After 20 minutes of work, I had two duck breasts, close to a pound of assorted duck meat for burgers or stir-fries, and a whole lot of fat. I mean, a lot of fat. Since duck fat is valued for its taste and cooking quality, I rendered it for later use. It’ll keep for months in the fridge.
All you have to do to render the fat is chop it into 1″ cubes and cook it over low heat in a heavy pot. Then strain it through cheesecloth and allow it to firm back up. Here’s a shot of the fat being strained.
Here’s the fat after it’s had a chance to cool. It’s soft at room temperature and smells great.
Here are my duck breasts, trimmed and scored on the fat cap.
These things are stupid easy to cook. You just start them fat-side-down in a cold pan and then turn the heat to medium. The fat renders and helps to fry the breasts. Then you flip them for a few minutes until the internal temperature hits 135° (for medium).
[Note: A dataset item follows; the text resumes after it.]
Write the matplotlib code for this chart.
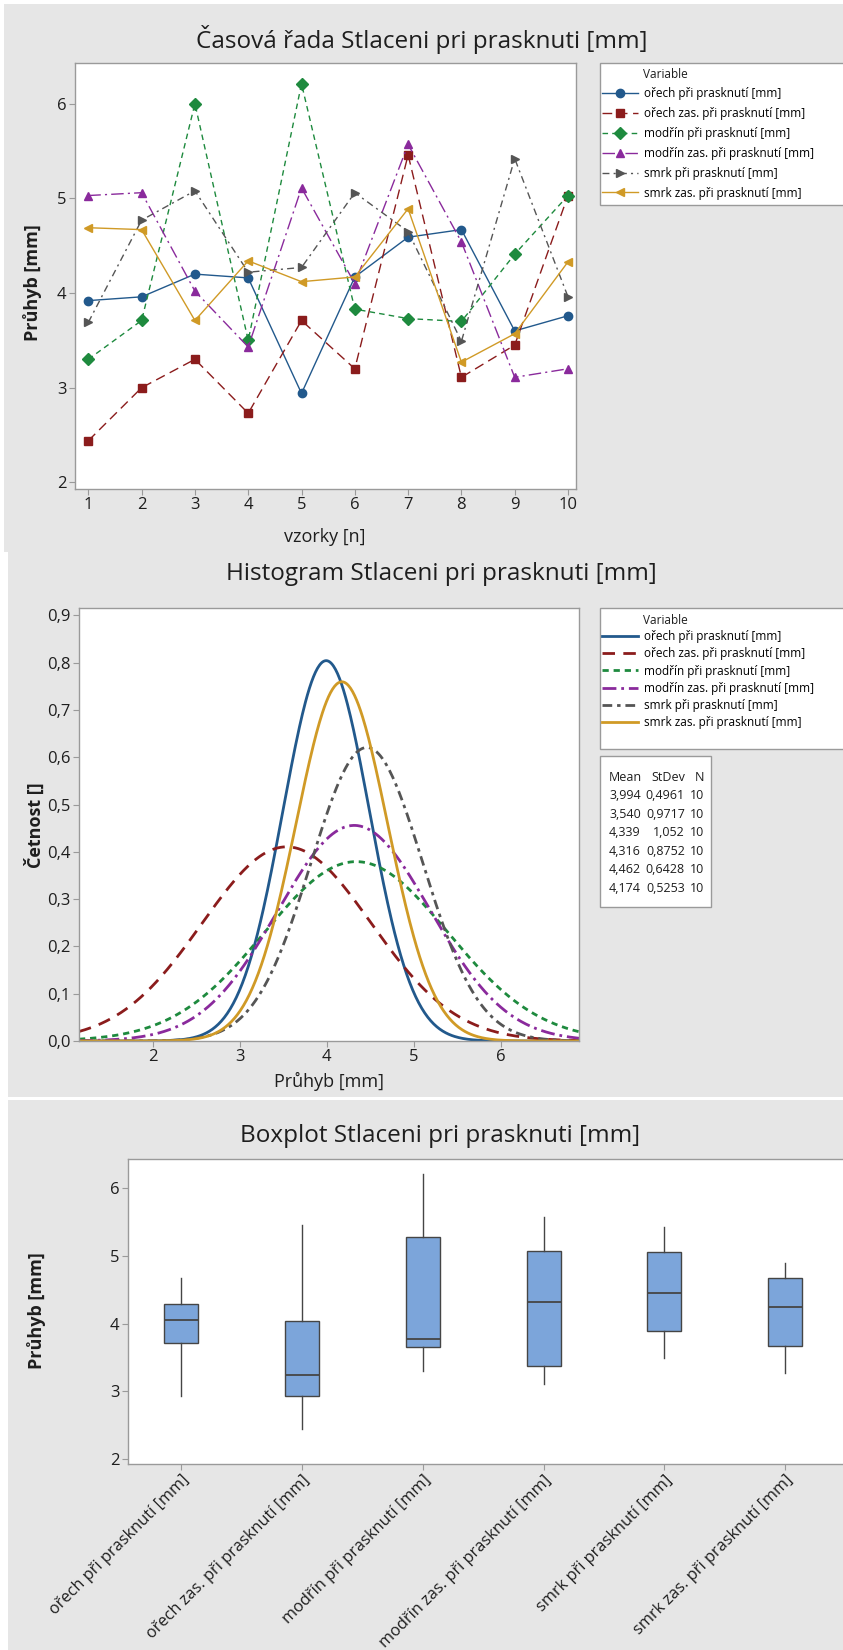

Just to reiterate, these started in a cold, dry pan. All of the oil you see here is fat that rendered out of these two breasts.
If you want them more rare, or if you want a larger area of rareness, then I’d recommend tossing them into the oven or grill over indirect heat just after flipping them. This is what a breast looks like when it’s done. It’s hard to tell from this angle, but it really plumped up during the cooking process.
While the duck was cooking, I tossed a cast iron pan on my grill and melted some of the duck fat. Then I fried some parboiled gold potatoes with thyme and chives.
These tasted great, but the crust was pretty weak. Next time, I’ll parboil them and then leave them to dry on a wire rack in the fridge overnight. That way the moisture will evaporate and I’ll get a better sear. If that doesn’t work, a little corn starch should help.
Once the breasts were cooked, I rested them on a plate and poured off most of the fat. Then I deglazed the pan with the following recipe:
- 1/4 cup chicken or veal demi-glacé
- 3 tablespoons honey
- 3 tablespoons balsamic vinegar
- 1 teaspoon fresh thyme
- Reserved duck fat (whatever coats the pan)
- Salt and pepper to taste
- Incorporate 2 tablespoons of cold, unsalted butter off the heat just before serving
I reduced the glaze by about half and then added the liquid from the rested duck breasts. Finally, I poured the glaze over the sliced duck. Most restaurants make cloyingly sweet, fruity sauces for duck. Since I don’t like sweets, this was the perfect complement for me. It was just sweet enough for the wife while being savory enough for me to enjoy.
This is a keeper. I mean, this was really good. Sadly, this means that I’ll have a hard time justifying paying a profession chef $30+ to cook me one duck breast ever again.